TOPIC #4; Chapter 7 (phospholipids)

Chapter 7: Membrane Structure and Function

Definition of Plasma Membrane: The boundary that separates living cells from their surroundings, exhibits selective permeability, facilitating the movement of certain substances while restricting others.
Phospholipids: Most abundant lipid in membranes, amphipathic molecules consisting of:
- Hydrophobic Tails: Water-fearing regions that avoid water.
- Hydrophilic Heads: Water-loving regions that interact with water.
Phospholipid Bilayer: Formed by the alignment of phospholipids, where hydrophilic heads face outward towards the aqueous environments and hydrophobic tails point inward.

Definition: Describes the plasma membrane as a mosaic of protein molecules drifting in a fluid phospholipid bilayer.
Membrane Fluidity: Maintained by hydrophobic interactions, which are weaker than covalent bonds, allowing for the movement of lipids and proteins within the membrane.
- Types of Movement:
  - Lateral Movement: Lipids and some proteins can drift laterally at a rapid pace.
  - Transverse Flip-Flop: Rare movement of lipids across the membrane from one leaflet to another.

Protein Movement: Larger than lipids, so they are slower to move. Some are stationary while others are directed along the cytoskeleton by motor proteins.
Fluidity and Temperature: Membrane function relies on membrane fluidity, impacting permeability and enzyme activity.
Saturated vs. Unsaturated Fatty Acids:
- Saturated Fatty Acids: Less fluid due to tighter packing.
- Unsaturated Fatty Acids: More fluid due to kinks created by double carbon bonds.
Cholesterol: Modulates membrane fluidity; restrains phospholipid mobility at warm temperatures and prevents tight packing in cooler temperatures.

Types of Membrane Proteins:
- Integral Proteins: Span the lipid bilayer and are often transmembrane proteins; have hydrophobic regions embedded in the membrane and hydrophilic regions exposed to the aqueous environment.
- Peripheral Proteins: Loosely bound to the membrane surface, often interacting with integral proteins.
Six Major Functions of Membrane Proteins:
1. Transport
2. Enzymatic Activity
3. Signal Transduction
4. Cell-Cell Recognition
5. Intercellular Joining
6. Attachment to Cytoskeleton and Extracellular Matrix (ECM)

Glycolipids: Membrane carbohydrates attached to lipids.
Glycoproteins: Carbohydrates covalently bonded to proteins.
Function: These carbohydrates serve as markers to differentiate between cells.

Hydrophobic Molecules: Such as hydrocarbons and gases (CO2, O2) pass through the lipid bilayer easily.
Hydrophilic Molecules: Polar molecules like sugars struggle to cross the membrane unaided.

Transport Proteins: Facilitate the movement of polar molecules unable to permeate the lipid bilayer directly.
- Channel Proteins: Provide passageways for specific molecules or ions (e.g., aquaporins for water).
- Carrier Proteins: Bind to molecules and change shape to shuttle them across the membrane.

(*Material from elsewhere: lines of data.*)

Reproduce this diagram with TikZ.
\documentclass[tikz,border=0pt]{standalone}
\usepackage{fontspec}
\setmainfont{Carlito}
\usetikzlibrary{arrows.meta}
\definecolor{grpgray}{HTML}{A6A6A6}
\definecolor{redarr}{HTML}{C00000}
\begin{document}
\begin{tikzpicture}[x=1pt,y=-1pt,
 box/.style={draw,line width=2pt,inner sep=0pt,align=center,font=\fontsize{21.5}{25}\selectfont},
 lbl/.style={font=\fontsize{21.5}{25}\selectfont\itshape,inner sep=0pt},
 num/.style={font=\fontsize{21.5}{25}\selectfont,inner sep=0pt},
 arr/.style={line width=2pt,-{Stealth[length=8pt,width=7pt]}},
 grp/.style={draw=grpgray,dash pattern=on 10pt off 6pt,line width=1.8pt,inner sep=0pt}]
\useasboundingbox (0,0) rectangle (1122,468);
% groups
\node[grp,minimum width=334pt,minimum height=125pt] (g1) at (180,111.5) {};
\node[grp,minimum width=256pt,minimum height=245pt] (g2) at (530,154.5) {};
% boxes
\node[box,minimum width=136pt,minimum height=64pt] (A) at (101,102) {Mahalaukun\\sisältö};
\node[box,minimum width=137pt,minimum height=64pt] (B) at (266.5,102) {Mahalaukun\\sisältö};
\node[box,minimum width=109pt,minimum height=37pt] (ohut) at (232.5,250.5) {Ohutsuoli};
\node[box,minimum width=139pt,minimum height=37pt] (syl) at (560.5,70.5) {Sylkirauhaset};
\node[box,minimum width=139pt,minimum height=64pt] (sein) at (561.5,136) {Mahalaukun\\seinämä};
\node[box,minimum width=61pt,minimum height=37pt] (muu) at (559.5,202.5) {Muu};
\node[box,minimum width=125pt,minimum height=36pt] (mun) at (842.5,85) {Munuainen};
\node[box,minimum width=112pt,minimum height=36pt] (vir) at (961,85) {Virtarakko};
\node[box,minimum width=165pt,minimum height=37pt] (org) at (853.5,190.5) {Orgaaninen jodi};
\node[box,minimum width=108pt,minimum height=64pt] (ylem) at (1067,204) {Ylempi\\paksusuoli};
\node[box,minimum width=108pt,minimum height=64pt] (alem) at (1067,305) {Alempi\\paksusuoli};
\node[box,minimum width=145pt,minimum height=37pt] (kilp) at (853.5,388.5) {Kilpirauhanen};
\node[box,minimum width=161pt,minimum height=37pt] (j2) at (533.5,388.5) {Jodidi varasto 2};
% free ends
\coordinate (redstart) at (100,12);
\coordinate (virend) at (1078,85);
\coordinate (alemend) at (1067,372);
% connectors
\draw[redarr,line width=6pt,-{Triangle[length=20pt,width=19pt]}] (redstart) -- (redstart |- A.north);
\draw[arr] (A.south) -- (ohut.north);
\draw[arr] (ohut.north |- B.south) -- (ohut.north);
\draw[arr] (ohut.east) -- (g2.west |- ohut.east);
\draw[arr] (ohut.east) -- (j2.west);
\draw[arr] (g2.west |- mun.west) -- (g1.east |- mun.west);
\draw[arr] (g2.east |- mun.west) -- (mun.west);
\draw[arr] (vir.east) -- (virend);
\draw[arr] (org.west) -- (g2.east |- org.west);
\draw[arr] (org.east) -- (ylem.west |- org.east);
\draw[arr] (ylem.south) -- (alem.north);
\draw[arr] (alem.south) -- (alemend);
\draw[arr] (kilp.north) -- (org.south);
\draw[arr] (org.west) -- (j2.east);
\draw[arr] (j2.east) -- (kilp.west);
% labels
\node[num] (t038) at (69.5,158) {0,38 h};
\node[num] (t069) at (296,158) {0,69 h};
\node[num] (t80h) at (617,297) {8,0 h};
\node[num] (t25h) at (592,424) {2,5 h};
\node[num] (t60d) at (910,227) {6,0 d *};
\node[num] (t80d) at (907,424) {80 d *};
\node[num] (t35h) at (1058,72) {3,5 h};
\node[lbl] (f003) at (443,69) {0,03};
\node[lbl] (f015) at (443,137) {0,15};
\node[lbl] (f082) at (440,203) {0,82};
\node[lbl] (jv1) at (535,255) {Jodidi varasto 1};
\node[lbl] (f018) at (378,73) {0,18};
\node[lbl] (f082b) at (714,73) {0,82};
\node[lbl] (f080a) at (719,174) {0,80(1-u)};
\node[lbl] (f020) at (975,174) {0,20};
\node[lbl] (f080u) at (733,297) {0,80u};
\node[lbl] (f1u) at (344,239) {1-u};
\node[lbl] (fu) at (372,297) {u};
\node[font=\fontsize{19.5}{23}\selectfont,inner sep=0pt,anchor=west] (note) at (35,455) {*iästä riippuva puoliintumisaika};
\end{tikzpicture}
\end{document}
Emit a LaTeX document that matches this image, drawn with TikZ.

Diffusion: Movement of molecules from higher to lower concentration, achieving equilibrium.
- Dynamic Equilibrium: When concentrations are equal on both sides of a membrane; substances continue to move but with no net movement.
Osmosis: The diffusion of water across a selectively permeable membrane, influenced by solute concentrations.

Tonicity: Describes how surrounding solutions affect water balance in cells:
- Isotonic: Equal solute concentration; no net water movement.
- Hypertonic: Greater solute concentration outside the cell; cell loses water.
- Hypotonic: Lower solute concentration outside the cell; cell gains water, potentially causing it to burst.

Turgor Pressure: Caused by water entering plant cells, leading to rigidity.
Flaccid: Cell becomes limp in isotonic surroundings.
Plasmolysis: Occurs in hypertonic conditions, where water exits, causing the cell to shrink away from the cell wall.

Definition: Movement of solutes against their concentration gradient requiring energy (ATP).
Sodium-Potassium Pump: Example of active transport accounting for the exchange of Na+ and K+ across the plasma membrane.
Cotransport: Coupled transport mechanism where one solute moves down its gradient while another moves against it.

Exocytosis: Process where cells secrete molecules by fusing vesicles with the plasma membrane.
Endocytosis: Cell takes in molecules by forming new vesicles; includes:
- Phagocytosis: Engulfing particles into food vacuoles.
- Pinocytosis: Taking in extracellular fluid.
- Receptor-Mediated Endocytosis: Molecule binding triggers vesicle formation.